Baseball Hall of Fame: One vote wonders

The writer who voted for Moyer is Bob Sherwin, currently writing for Golferswest.com. Sherwin is a 34-year newspaper veteran who spent many summers covering the Seattle Mariners. In his column about his Hall of Fame vote, he acknowledges that the nine players he voted for this year are the most he’s ever listed on a ballot.

He didn’t vote for the PED-tainted names like Barry Bonds, Roger Clemens, Sammy Sosa, or Manny Ramirez. He did vote for the five players most likely to make it this year: Vladimir Guerrero, Chipper Jones, Jim Thome, Trevor Hoffman and Edgar Martinez, along with the guy expected to finish sixth in the final voting, Mike Mussina.

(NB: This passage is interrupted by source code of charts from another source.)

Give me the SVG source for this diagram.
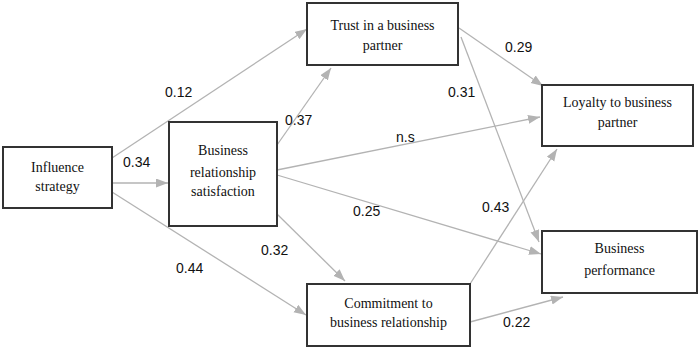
<svg xmlns="http://www.w3.org/2000/svg" width="700" height="355" viewBox="0 0 700 355">
<style>
.box{fill:#fff;stroke:#333;stroke-width:2}
.bt{font-family:"Liberation Serif","Times New Roman",serif;font-size:14px;fill:#111;text-anchor:middle}
.lb{font-family:"Liberation Sans",Arial,sans-serif;font-size:14px;fill:#111}
.ln{stroke:#b3b3b3;stroke-width:1.3;fill:none;marker-end:url(#ah)}
</style>
<defs>
<marker id="ah" markerUnits="userSpaceOnUse" markerWidth="13" markerHeight="10" refX="12" refY="4.5" orient="auto">
<path d="M0,0 L12,4.5 L0,9 z" fill="#b3b3b3"/>
</marker>
</defs>
<rect width="700" height="355" fill="#fff"/>
<g id="connectors">
<line class="ln" x1="112" y1="158" x2="307" y2="29"/>
<line class="ln" x1="112" y1="183" x2="168" y2="183"/>
<line class="ln" x1="112" y1="192" x2="306" y2="315"/>
<line class="ln" x1="277" y1="145" x2="331" y2="68"/>
<line class="ln" x1="277" y1="170" x2="540" y2="117"/>
<line class="ln" x1="277" y1="175" x2="541" y2="254"/>
<line class="ln" x1="277" y1="214" x2="345" y2="281"/>
<line class="ln" x1="459" y1="28" x2="543" y2="86"/>
<line class="ln" x1="461" y1="37" x2="539" y2="242"/>
<line class="ln" x1="470" y1="284" x2="557" y2="149"/>
<line class="ln" x1="470" y1="322" x2="563" y2="297"/>
</g>
<g id="labels">
<text class="lb" x="165" y="97">0.12</text>
<text class="lb" x="123" y="167">0.34</text>
<text class="lb" x="176" y="273">0.44</text>
<text class="lb" x="285" y="125">0.37</text>
<text class="lb" x="396" y="142">n.s</text>
<text class="lb" x="353" y="216">0.25</text>
<text class="lb" x="261" y="255">0.32</text>
<text class="lb" x="505" y="52">0.29</text>
<text class="lb" x="448" y="97">0.31</text>
<text class="lb" x="482" y="212">0.43</text>
<text class="lb" x="503" y="327">0.22</text>
</g>
<g id="influence">
<rect class="box" x="3" y="147" width="109" height="61"/>
<text class="bt" x="57.5" y="172">Influence</text>
<text class="bt" x="57.5" y="191">strategy</text>
</g>
<g id="satisfaction">
<rect class="box" x="169" y="122" width="108" height="104"/>
<text class="bt" x="223" y="155">Business</text>
<text class="bt" x="223" y="177">relationship</text>
<text class="bt" x="223" y="196">satisfaction</text>
</g>
<g id="trust">
<rect class="box" x="307" y="3" width="151" height="62"/>
<text class="bt" x="382.5" y="30">Trust in a business</text>
<text class="bt" x="382.5" y="50">partner</text>
</g>
<g id="loyalty">
<rect class="box" x="542" y="85" width="151" height="61"/>
<text class="bt" x="617.5" y="107">Loyalty to business</text>
<text class="bt" x="617.5" y="127">partner</text>
</g>
<g id="performance">
<rect class="box" x="542" y="231" width="155" height="62"/>
<text class="bt" x="619.5" y="253">Business</text>
<text class="bt" x="619.5" y="275">performance</text>
</g>
<g id="commitment">
<rect class="box" x="307" y="284" width="163" height="62"/>
<text class="bt" x="388.5" y="308">Commitment to</text>
<text class="bt" x="388.5" y="327">business relationship</text>
</g>
</svg>
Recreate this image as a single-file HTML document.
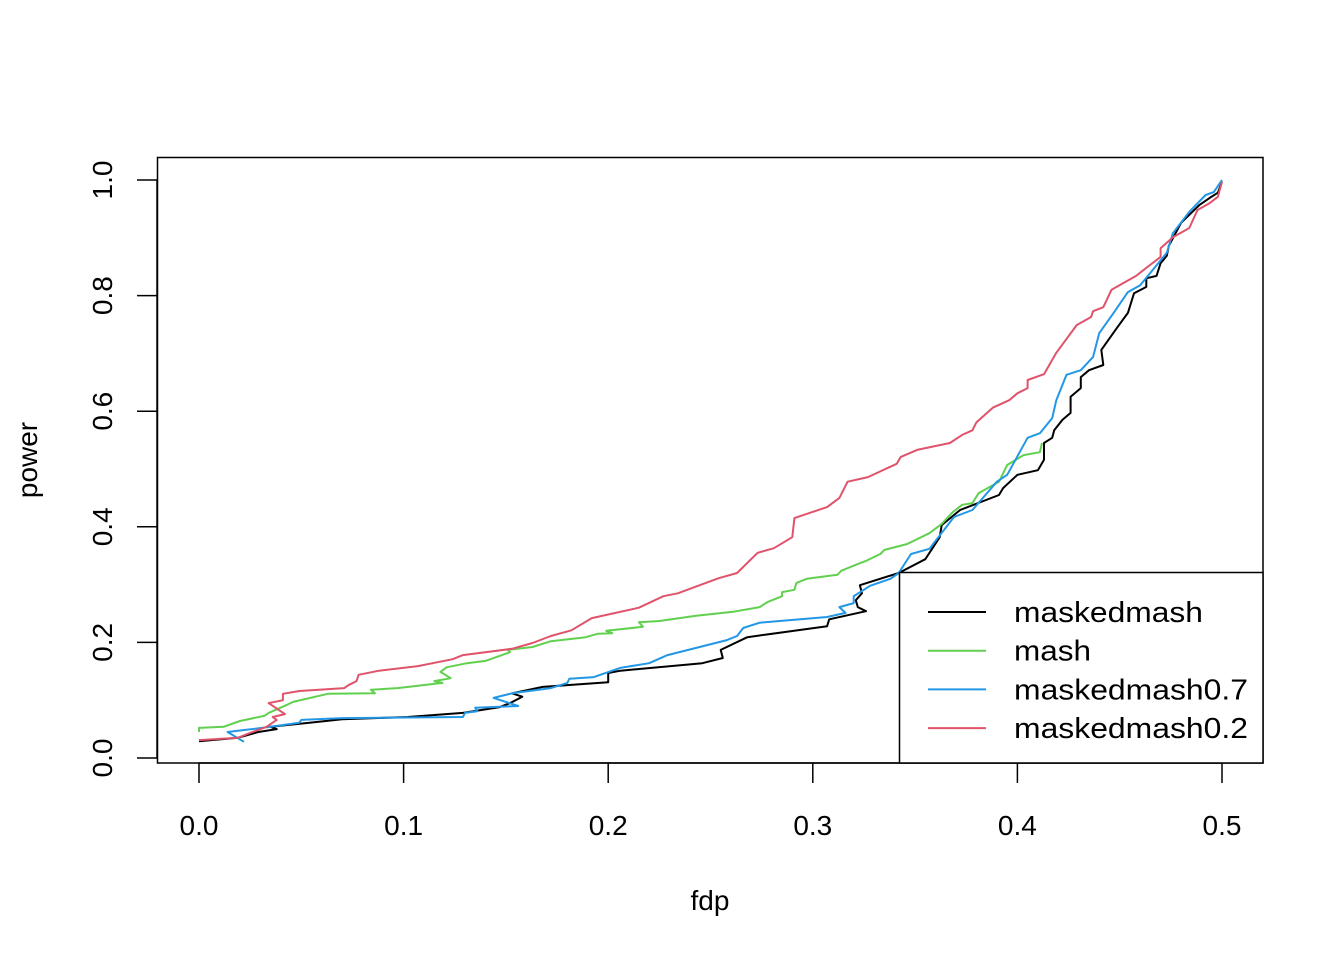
<!DOCTYPE html>
<html><head><meta charset="utf-8"><style>
html,body{margin:0;padding:0;background:#fff;}
svg{display:block;font-family:"Liberation Sans",Arial,sans-serif;}
</style></head><body>
<svg id="chart" width="1344" height="960" viewBox="0 0 1344 960" xmlns="http://www.w3.org/2000/svg">
<rect x="0" y="0" width="1344" height="960" fill="#fff"/>
<g id="series"></g>
<rect x="157.5" y="157.5" width="1105.5" height="605.5" fill="none" stroke="#000" stroke-width="1.5"/>
<g id="xaxis"></g>
<g id="yaxis"></g>
<text x="710" y="910" font-size="28" text-anchor="middle">fdp</text>
<text x="0" y="0" font-size="28" text-anchor="middle" transform="translate(37,460) rotate(-90)">power</text>
<g id="legend"></g>
</svg>
<script>
const seriesNames = ["maskedmash","mash","maskedmash0.7","maskedmash0.2"];
const seriesColors = ["#000000","#61D04F","#2297E6","#DF536B"];
const xTicks = [0,0.1,0.2,0.3,0.4,0.5];
const xTickLabels = ["0.0","0.1","0.2","0.3","0.4","0.5"];
const yTicks = [0,0.2,0.4,0.6,0.8,1.0];
const yTickLabels = ["0.0","0.2","0.4","0.6","0.8","1.0"];

const maskedmashX = [0,0.019,0.029,0.038,0.035,0.054,0.070,0.102,0.129,0.147,0.152,0.158,0.153,0.168,0.200,0.200,0.206,0.246,0.256,0.255,0.268,0.307,0.308,0.326,0.322,0.321,0.324,0.323,0.342,0.355,0.362,0.363,0.372,0.391,0.393,0.400,0.410,0.413,0.413,0.417,0.418,0.422,0.426,0.426,0.431,0.431,0.435,0.442,0.441,0.449,0.454,0.457,0.463,0.463,0.468,0.470,0.473,0.474,0.480,0.489,0.494,0.498,0.500];
const maskedmashY = [0.029,0.035,0.045,0.050,0.054,0.061,0.067,0.071,0.078,0.088,0.095,0.106,0.112,0.123,0.131,0.147,0.151,0.164,0.173,0.187,0.209,0.228,0.240,0.254,0.261,0.273,0.285,0.299,0.320,0.344,0.382,0.403,0.429,0.455,0.467,0.490,0.498,0.516,0.545,0.554,0.567,0.585,0.597,0.625,0.640,0.659,0.671,0.680,0.706,0.746,0.770,0.804,0.815,0.830,0.834,0.856,0.869,0.886,0.926,0.957,0.969,0.978,0.997];

const mashX = [0,0,0.012,0.020,0.032,0.034,0.043,0.046,0.063,0.086,0.084,0.097,0.119,0.115,0.123,0.118,0.121,0.131,0.140,0.152,0.151,0.163,0.172,0.189,0.195,0.202,0.199,0.217,0.215,0.225,0.243,0.261,0.274,0.278,0.285,0.285,0.291,0.292,0.297,0.312,0.314,0.323,0.326,0.333,0.335,0.346,0.357,0.363,0.368,0.373,0.378,0.381,0.391,0.395,0.403,0.411,0.412];
const mashY = [0.045,0.052,0.054,0.064,0.073,0.078,0.092,0.097,0.111,0.112,0.118,0.121,0.130,0.133,0.138,0.149,0.157,0.164,0.168,0.183,0.187,0.192,0.202,0.209,0.215,0.216,0.220,0.227,0.235,0.237,0.246,0.253,0.261,0.270,0.280,0.287,0.291,0.303,0.310,0.317,0.324,0.337,0.341,0.353,0.360,0.370,0.389,0.405,0.424,0.438,0.441,0.458,0.478,0.507,0.524,0.529,0.545];

const masked07X = [0.022,0.014,0.019,0.035,0.049,0.050,0.070,0.129,0.130,0.136,0.135,0.156,0.144,0.153,0.172,0.180,0.181,0.193,0.206,0.220,0.229,0.258,0.263,0.266,0.274,0.307,0.316,0.313,0.320,0.320,0.328,0.338,0.342,0.348,0.357,0.369,0.378,0.390,0.395,0.405,0.411,0.417,0.419,0.424,0.431,0.437,0.440,0.447,0.454,0.460,0.473,0.476,0.484,0.492,0.496,0.500];
const masked07Y = [0.028,0.045,0.047,0.054,0.061,0.066,0.069,0.071,0.078,0.081,0.087,0.090,0.104,0.112,0.121,0.130,0.137,0.140,0.156,0.164,0.178,0.204,0.211,0.225,0.234,0.244,0.251,0.261,0.268,0.280,0.298,0.310,0.320,0.353,0.362,0.417,0.429,0.478,0.490,0.554,0.562,0.588,0.619,0.663,0.671,0.694,0.735,0.770,0.806,0.818,0.874,0.908,0.945,0.974,0.979,1.000];

const masked02X = [0,0.019,0.024,0.033,0.038,0.036,0.042,0.034,0.041,0.041,0.049,0.071,0.073,0.077,0.078,0.088,0.107,0.124,0.129,0.153,0.163,0.172,0.182,0.192,0.215,0.227,0.234,0.254,0.263,0.273,0.281,0.290,0.291,0.307,0.313,0.317,0.327,0.341,0.343,0.351,0.367,0.373,0.378,0.380,0.388,0.396,0.400,0.405,0.405,0.413,0.419,0.429,0.436,0.437,0.442,0.446,0.458,0.463,0.470,0.470,0.476,0.484,0.488,0.494,0.498,0.500];
const masked02Y = [0.031,0.035,0.042,0.054,0.066,0.071,0.076,0.095,0.100,0.111,0.116,0.121,0.126,0.133,0.144,0.151,0.159,0.171,0.178,0.189,0.199,0.211,0.221,0.242,0.260,0.280,0.285,0.311,0.320,0.355,0.363,0.382,0.415,0.434,0.450,0.478,0.486,0.509,0.521,0.533,0.545,0.559,0.567,0.581,0.606,0.619,0.631,0.640,0.654,0.664,0.701,0.749,0.763,0.773,0.780,0.810,0.834,0.848,0.867,0.882,0.901,0.917,0.948,0.960,0.971,0.997];

const NS = "http://www.w3.org/2000/svg";
function xs(v){ return 199 + v * 2046; }
function ys(v){ return 758 - v * 578; }

const seriesX = [maskedmashX, mashX, masked07X, masked02X];
const seriesY = [maskedmashY, mashY, masked07Y, masked02Y];
const sg = document.getElementById('series');
for (let s = 0; s < seriesX.length; s++) {
  const pts = seriesX[s].map((x,i)=>xs(x).toFixed(1)+","+ys(seriesY[s][i]).toFixed(1)).join(" ");
  const pl = document.createElementNS(NS,'polyline');
  pl.setAttribute('points', pts);
  pl.setAttribute('fill','none');
  pl.setAttribute('stroke', seriesColors[s]);
  pl.setAttribute('stroke-width','2');
  pl.setAttribute('stroke-linejoin','round');
  
  
  sg.appendChild(pl);
}

const xg = document.getElementById('xaxis');
const xl = document.createElementNS(NS,'line');
xl.setAttribute('x1', xs(xTicks[0])); xl.setAttribute('x2', xs(xTicks[xTicks.length-1]));
xl.setAttribute('y1', 763); xl.setAttribute('y2', 763);
xl.setAttribute('stroke','#000'); xl.setAttribute('stroke-width','1.5');


xg.appendChild(xl);
xTicks.forEach((t,i)=>{
  const tk = document.createElementNS(NS,'line');
  tk.setAttribute('x1', xs(t)); tk.setAttribute('x2', xs(t));
  tk.setAttribute('y1', 763); tk.setAttribute('y2', 783);
  tk.setAttribute('stroke','#000'); tk.setAttribute('stroke-width','1.5');
  
  
  xg.appendChild(tk);
  const tx = document.createElementNS(NS,'text');
  tx.setAttribute('x', xs(t)); tx.setAttribute('y', 835);
  tx.setAttribute('font-size','28'); tx.setAttribute('text-anchor','middle');
  tx.textContent = xTickLabels[i];
  
  
  xg.appendChild(tx);
});

const yg = document.getElementById('yaxis');
const yl = document.createElementNS(NS,'line');
yl.setAttribute('x1', 157); yl.setAttribute('x2', 157);
yl.setAttribute('y1', ys(yTicks[0])); yl.setAttribute('y2', ys(yTicks[yTicks.length-1]));
yl.setAttribute('stroke','#000'); yl.setAttribute('stroke-width','1.5');


yg.appendChild(yl);
yTicks.forEach((t,i)=>{
  const tk = document.createElementNS(NS,'line');
  tk.setAttribute('x1', 137); tk.setAttribute('x2', 157);
  tk.setAttribute('y1', ys(t)); tk.setAttribute('y2', ys(t));
  tk.setAttribute('stroke','#000'); tk.setAttribute('stroke-width','1.5');
  
  
  yg.appendChild(tk);
  const tx = document.createElementNS(NS,'text');
  tx.setAttribute('x', 0); tx.setAttribute('y', 0);
  tx.setAttribute('font-size','28'); tx.setAttribute('text-anchor','middle');
  tx.setAttribute('transform', 'translate(112,' + ys(t) + ') rotate(-90)');
  tx.textContent = yTickLabels[i];
  
  
  yg.appendChild(tx);
});

const legendTextWidths = [189, 77, 234, 234];
const lg = document.getElementById('legend');
const box = document.createElementNS(NS,'rect');
box.setAttribute('x', 899.5); box.setAttribute('y', 572.5);
box.setAttribute('width', 363.5); box.setAttribute('height', 190.5);
box.setAttribute('fill','#fff'); box.setAttribute('stroke','#000'); box.setAttribute('stroke-width','1.5');


lg.appendChild(box);
seriesNames.forEach((n,i)=>{
  const y = 612 + i * 38.7;
  const ln = document.createElementNS(NS,'line');
  ln.setAttribute('x1', 928); ln.setAttribute('x2', 986);
  ln.setAttribute('y1', y); ln.setAttribute('y2', y);
  ln.setAttribute('stroke', seriesColors[i]); ln.setAttribute('stroke-width','2');
  
  
  lg.appendChild(ln);
  const tx = document.createElementNS(NS,'text');
  tx.setAttribute('x', 1014); tx.setAttribute('y', y + 10);
  tx.setAttribute('font-size','29');
  tx.setAttribute('textLength', legendTextWidths[i]);
  tx.setAttribute('lengthAdjust', 'spacingAndGlyphs');
  tx.textContent = n;
  
  
  lg.appendChild(tx);
});
</script>
</body></html>
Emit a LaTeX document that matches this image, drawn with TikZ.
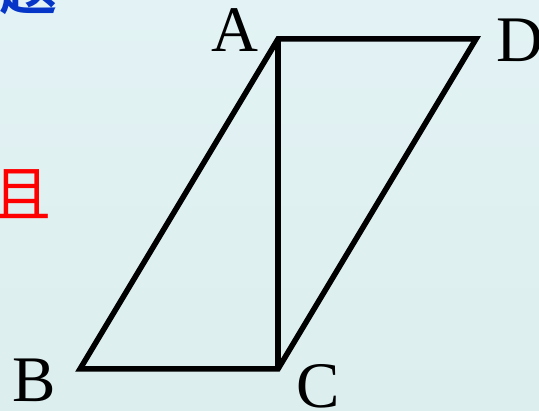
\documentclass[tikz,border=0pt]{standalone}
\usepackage{fontspec}
\setmainfont{Liberation Serif}
\newfontfamily\cjk{Noto Sans CJK SC}
\newfontfamily\cjkbold{Noto Sans CJK SC Bold}
\definecolor{bgtop}{HTML}{E3F3F5}
\definecolor{bgbot}{HTML}{DCEEEE}
\definecolor{tblue}{HTML}{0536C8}
\begin{document}
\begin{tikzpicture}[x=1pt,y=-1pt,
  edge/.style={line width=5.5pt,line join=miter,line cap=butt},
  lbl/.style={anchor=base,inner sep=0pt,text depth=0pt,font=\fontsize{65}{65}\selectfont}]
\useasboundingbox (0,0) rectangle (539,411);
\clip (0,0) rectangle (539,411);
\shade[top color=bgtop,bottom color=bgbot] (0,0) rectangle (539,411);
\node[anchor=south east,inner sep=0pt,text=tblue,font=\cjkbold\fontsize{58}{58}\selectfont] (ti) at (58,15) {题};
\node[anchor=east,inner sep=0pt,text=red,font=\cjk\fontsize{60}{60}\selectfont] (qie) at (52,194) {且};
\coordinate (A) at (278,39);
\coordinate (D) at (476,39);
\coordinate (B) at (80,369);
\coordinate (C) at (278,369);
\draw[edge] (A) -- (D) -- (C) -- (B) -- cycle;
\draw[edge] (A) -- (C);
\node[lbl] (la) at (235,52) {A};
\node[lbl] (lb) at (34,402) {B};
\node[lbl] (lc) at (318,408) {C};
\node[lbl] (ld) at (520,62) {D};
\end{tikzpicture}
\end{document}
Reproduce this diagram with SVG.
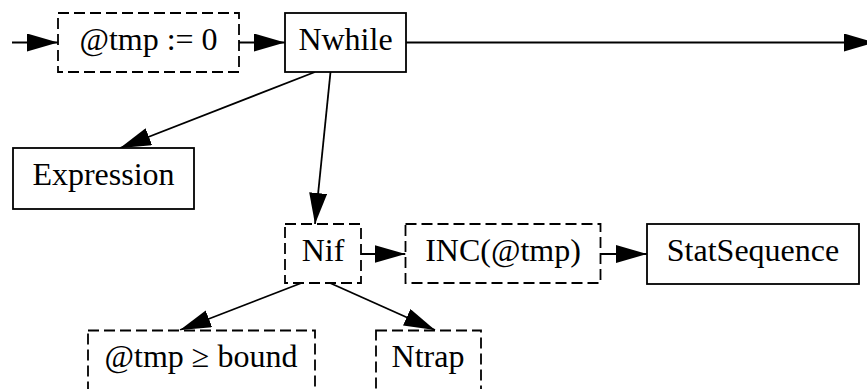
<svg xmlns="http://www.w3.org/2000/svg" width="867" height="389" viewBox="0 0 867 389">
<style>
.box{fill:#fff;stroke:#000;stroke-width:1.8}
.dash{stroke-dasharray:11,5}
.lbl{font-family:"Liberation Serif","Times New Roman",serif;font-size:32px;fill:#000;text-anchor:middle}
.edge{fill:none;stroke:#000;stroke-width:1.8;marker-end:url(#arr)}
</style>
<defs>
<marker id="arr" viewBox="0 0 31 18" refX="31" refY="9" markerWidth="31" markerHeight="18" markerUnits="userSpaceOnUse" orient="auto">
<path d="M0,0 L31,9 L0,18 Z" fill="#000"/>
</marker>
</defs>
<rect width="867" height="389" fill="#fff"/>
<g id="connectors">
<line class="edge" x1="12" y1="42.5" x2="58" y2="42.5"/>
<line class="edge" x1="239" y1="42.5" x2="285" y2="42.5"/>
<line class="edge" x1="406" y1="42.5" x2="875" y2="42.5"/>
<line class="edge" x1="315" y1="72" x2="120" y2="148"/>
<line class="edge" x1="330.5" y1="72" x2="315" y2="224"/>
<line class="edge" x1="361" y1="254" x2="405.5" y2="254"/>
<line class="edge" x1="600.5" y1="254" x2="647" y2="254"/>
<line class="edge" x1="301.5" y1="283" x2="180" y2="330"/>
<line class="edge" x1="330" y1="283" x2="435" y2="330"/>
</g>
<g id="init">
<rect class="box dash" x="58" y="13" width="181" height="59"/>
<text class="lbl" x="148.5" y="49.5">@tmp := 0</text>
</g>
<g id="nwhile">
<rect class="box" x="285" y="13" width="121" height="59"/>
<text class="lbl" x="345.5" y="49.5">Nwhile</text>
</g>
<g id="expression">
<rect class="box" x="13" y="148" width="181" height="61"/>
<text class="lbl" x="103.5" y="185">Expression</text>
</g>
<g id="nif">
<rect class="box dash" x="285" y="224" width="76" height="59"/>
<text class="lbl" x="323" y="261">Nif</text>
</g>
<g id="inc">
<rect class="box dash" x="405.5" y="224" width="195" height="59"/>
<text class="lbl" x="503" y="261">INC(@tmp)</text>
</g>
<g id="statsequence">
<rect class="box" x="647" y="224" width="212" height="60"/>
<text class="lbl" x="753" y="261">StatSequence</text>
</g>
<g id="cond">
<rect class="box dash" x="88" y="330.5" width="227" height="60"/>
<text class="lbl" x="201" y="366.5">@tmp ≥ bound</text>
</g>
<g id="ntrap">
<rect class="box dash" x="376" y="330.5" width="105" height="60"/>
<text class="lbl" x="428" y="366.5">Ntrap</text>
</g>
</svg>
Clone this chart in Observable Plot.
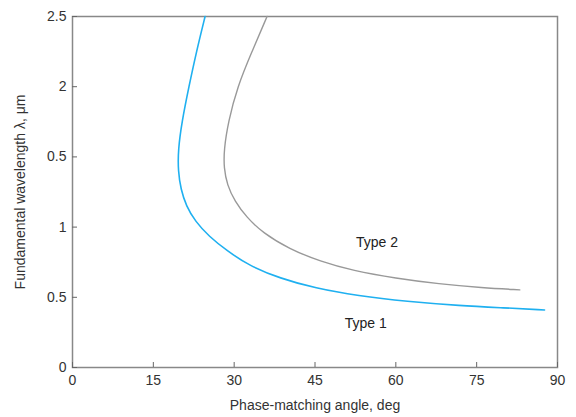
<!DOCTYPE html>
<html><head><meta charset="utf-8">
<script src="https://cdn.jsdelivr.net/npm/d3@7"></script>
<script src="https://cdn.jsdelivr.net/npm/@observablehq/plot@0.6"></script>
<style>body{margin:0;background:#fff;font-family:"Liberation Sans",Arial,sans-serif}</style>
</head><body><div id="chart"></div>
<script>
const type1Angle = [24.6, 23.0, 21.6, 20.3, 19.6, 19.6, 20.1, 21.1, 22.8, 25.3, 28.7, 32.8, 38.5, 45.0, 53.0, 62.0, 72.0, 80.0, 87.6];
const type1Wave  = [2.50, 2.25, 2.00, 1.75, 1.55, 1.40, 1.27, 1.15, 1.04, 0.935, 0.83, 0.725, 0.635, 0.565, 0.51, 0.47, 0.44, 0.425, 0.41];
const type2Angle = [36.1, 33.3, 30.6, 28.9, 28.1, 28.1, 28.7, 30.1, 32.3, 35.3, 40.2, 46.0, 52.0, 60.0, 68.0, 76.0, 83.0];
const type2Wave  = [2.50, 2.25, 2.00, 1.75, 1.55, 1.42, 1.30, 1.185, 1.07, 0.96, 0.845, 0.755, 0.69, 0.635, 0.595, 0.568, 0.553];
const xTicks = [0, 15, 30, 45, 60, 75, 90];
const yTicks = [0, 0.5, 1, 1.5, 2, 2.5];
const yTickLabels = ["0", "0.5", "1", "0.5", "2", "2.5"];
const seriesLabels = [{name: "Type 2", angle: 56.5, wave: 0.89}, {name: "Type 1", angle: 54.4, wave: 0.31}];

const t1 = type1Angle.map((a, i) => ({angle: a, wave: type1Wave[i]}));
const t2 = type2Angle.map((a, i) => ({angle: a, wave: type2Wave[i]}));

const chart = Plot.plot({
  width: 576, height: 417,
  marginLeft: 72, marginRight: 19, marginTop: 16, marginBottom: 50,
  style: {fontFamily: "Liberation Sans, Arial, sans-serif", fontSize: "14px", color: "#333"},
  x: {domain: [0, 90]},
  y: {domain: [0, 2.5]},
  marks: [
    Plot.frame({stroke: "#888", strokeWidth: 1.5}),
    Plot.axisX({ticks: xTicks, tickSize: -5, text: null, stroke: "#666", label: null}),
    Plot.axisX({ticks: xTicks, tickSize: 0, tickPadding: 8, fontSize: 14, label: "Phase-matching angle, deg", labelAnchor: "center", labelArrow: "none", labelOffset: 42, fill: "#333"}),
    Plot.axisY({ticks: yTicks, tickSize: -5, text: null, stroke: "#666", label: null}),
    Plot.axisY({ticks: yTicks, tickSize: 0, tickPadding: 6, fontSize: 14, tickFormat: (d) => yTickLabels[yTicks.indexOf(d)], label: "Fundamental wavelength λ, μm", labelAnchor: "center", labelArrow: "none", labelOffset: 57, fill: "#333"}),
    Plot.line(t1, {x: "angle", y: "wave", stroke: "#1fb0f0", strokeWidth: 1.6, curve: "basis"}),
    Plot.line(t2, {x: "angle", y: "wave", stroke: "#999", strokeWidth: 1.4, curve: "basis"}),
    Plot.text(seriesLabels, {x: "angle", y: "wave", text: "name", fontSize: 14, fill: "#222", style: {wordSpacing: "4px"}})
  ]
});
document.getElementById("chart").appendChild(chart);
</script></body></html>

Jeff Kent got a vote from Sherwin, as did Omar Vizquel. Sherwin describes Vizquel as “statistically the greatest defensive player—not just shortstop—in the game’s history.” He didn’t specify what statistics make that claim. Total Zone is used at FanGraphs and Baseball-Reference because it’s calculated through play-by-play data for any player in baseball history. By this metric, Vizquel is not in the top 25 among all fielders in baseball history.

Regarding his vote for Moyer, Sherwin wrote,

“…he’s a guy who won 269 games with a fastball that couldn’t leave a bruise. He was an artist, unappreciated in this power game and someone whose career should be examined as he rolls through.”

Baseball Hall of Fame: Jaime Moyer and the Fountain of Youth.

Moyer was the oldest pitcher to win an MLB game and the oldest to pitch a shutout, which he did as a 47-year-old with the Phillies in 2010 (breaking a record held by Satchel Paige).

Moyer was an interesting pitcher to watch. In the second half of his career, his fastball hovered just a bit above 80 mph, and his curveball floated in at just below 70 mph. He was the proverbial “guts and guile” pitcher who was still slinging it in the big leagues as a 49-year-old in 2012. In fact, most of his success came after he turned 30. He was 34-54, with a 4.56 ERA before his age-30 season, then went 235-155, with a 4.19 ERA after.

He shined during his 11 years with the Seattle Mariners (145-87, 3.97 ERA), which came in the heart of the high-offense era at the turn of the century. When the Mariners won 116 games in 2001, the 38-year-old Moyer was 20-6, with a 3.43 ERA. Two years later, at the age of 40, he was 21-7, with a 3.27 ERA. He also had a 16-7, 3.71 ERA season as a 45-year-old with the 2008 Philadelphia Phillies.

Next: Rafael Palmeiro is making his MLB comeback, no for real

Moyer may not be Baseball Hall of Fame worthy, but he had a long and impressive career. Sherwin gave him a vote. I wouldn’t have because there are so many good players on the ballot and you can only vote for 10 guys, but there have been plenty of one-vote guys who were less deserving.